• _Work required_:
Hand back each line, unchanged, from the top down to the line where "import plotly.graph_objects as go" sits.

• _Information supplied_:
_ _ _

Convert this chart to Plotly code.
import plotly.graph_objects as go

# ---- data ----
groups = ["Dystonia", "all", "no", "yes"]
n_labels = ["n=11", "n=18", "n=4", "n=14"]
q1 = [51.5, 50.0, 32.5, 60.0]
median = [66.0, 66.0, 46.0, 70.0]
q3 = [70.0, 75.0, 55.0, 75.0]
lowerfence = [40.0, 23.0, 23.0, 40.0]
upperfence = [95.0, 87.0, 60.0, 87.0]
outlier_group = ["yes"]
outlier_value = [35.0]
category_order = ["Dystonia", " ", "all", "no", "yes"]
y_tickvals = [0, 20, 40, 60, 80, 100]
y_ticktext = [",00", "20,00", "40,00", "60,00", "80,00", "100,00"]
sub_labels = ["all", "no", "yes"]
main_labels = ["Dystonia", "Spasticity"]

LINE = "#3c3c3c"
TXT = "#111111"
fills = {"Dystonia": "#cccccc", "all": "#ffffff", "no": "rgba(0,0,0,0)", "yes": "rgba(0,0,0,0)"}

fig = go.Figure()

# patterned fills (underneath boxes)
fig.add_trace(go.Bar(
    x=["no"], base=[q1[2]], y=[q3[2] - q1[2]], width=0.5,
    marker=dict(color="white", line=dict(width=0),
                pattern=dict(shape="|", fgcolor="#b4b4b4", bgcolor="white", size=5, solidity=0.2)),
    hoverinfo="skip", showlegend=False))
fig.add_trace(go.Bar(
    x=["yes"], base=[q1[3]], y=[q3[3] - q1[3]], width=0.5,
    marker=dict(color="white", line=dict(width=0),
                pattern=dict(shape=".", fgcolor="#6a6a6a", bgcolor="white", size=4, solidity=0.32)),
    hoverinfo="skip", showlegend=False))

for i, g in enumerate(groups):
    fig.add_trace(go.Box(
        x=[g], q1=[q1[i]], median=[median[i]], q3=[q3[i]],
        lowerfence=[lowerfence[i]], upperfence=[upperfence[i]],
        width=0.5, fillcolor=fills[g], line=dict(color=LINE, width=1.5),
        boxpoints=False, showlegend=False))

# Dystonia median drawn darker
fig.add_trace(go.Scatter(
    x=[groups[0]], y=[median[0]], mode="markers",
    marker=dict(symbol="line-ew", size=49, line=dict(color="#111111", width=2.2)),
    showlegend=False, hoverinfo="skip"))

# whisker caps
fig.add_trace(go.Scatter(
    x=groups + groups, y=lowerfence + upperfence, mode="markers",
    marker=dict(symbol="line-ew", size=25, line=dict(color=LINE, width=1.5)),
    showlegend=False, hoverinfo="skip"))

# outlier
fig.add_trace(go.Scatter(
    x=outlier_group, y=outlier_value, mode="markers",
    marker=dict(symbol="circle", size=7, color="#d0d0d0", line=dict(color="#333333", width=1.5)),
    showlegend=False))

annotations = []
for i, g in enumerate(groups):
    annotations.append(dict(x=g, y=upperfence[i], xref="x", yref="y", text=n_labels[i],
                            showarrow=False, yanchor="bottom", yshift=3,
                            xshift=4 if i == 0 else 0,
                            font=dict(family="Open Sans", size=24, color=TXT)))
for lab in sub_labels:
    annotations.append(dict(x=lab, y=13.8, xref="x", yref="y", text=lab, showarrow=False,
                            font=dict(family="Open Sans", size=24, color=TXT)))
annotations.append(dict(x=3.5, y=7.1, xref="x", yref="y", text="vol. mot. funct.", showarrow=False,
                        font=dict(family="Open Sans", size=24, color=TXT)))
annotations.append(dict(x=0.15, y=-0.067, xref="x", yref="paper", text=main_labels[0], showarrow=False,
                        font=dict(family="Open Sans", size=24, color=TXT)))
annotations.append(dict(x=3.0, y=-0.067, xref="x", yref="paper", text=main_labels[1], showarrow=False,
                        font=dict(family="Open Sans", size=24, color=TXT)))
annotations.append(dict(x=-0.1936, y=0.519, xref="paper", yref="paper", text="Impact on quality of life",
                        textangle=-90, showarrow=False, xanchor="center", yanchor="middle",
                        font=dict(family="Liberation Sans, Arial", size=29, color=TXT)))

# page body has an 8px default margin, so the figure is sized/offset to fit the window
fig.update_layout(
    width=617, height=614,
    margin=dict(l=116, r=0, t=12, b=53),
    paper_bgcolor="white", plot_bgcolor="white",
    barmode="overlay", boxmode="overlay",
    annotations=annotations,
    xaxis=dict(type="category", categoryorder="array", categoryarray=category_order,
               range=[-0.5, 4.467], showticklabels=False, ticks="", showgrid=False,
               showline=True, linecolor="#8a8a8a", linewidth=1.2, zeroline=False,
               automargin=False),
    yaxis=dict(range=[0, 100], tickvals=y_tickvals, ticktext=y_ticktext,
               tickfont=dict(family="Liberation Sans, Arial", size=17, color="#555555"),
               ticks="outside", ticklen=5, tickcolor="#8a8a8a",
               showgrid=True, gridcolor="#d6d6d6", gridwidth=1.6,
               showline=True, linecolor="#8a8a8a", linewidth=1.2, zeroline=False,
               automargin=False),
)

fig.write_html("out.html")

_ _ _

• _Complete output_:
Convert this chart to Plotly code.
import plotly.graph_objects as go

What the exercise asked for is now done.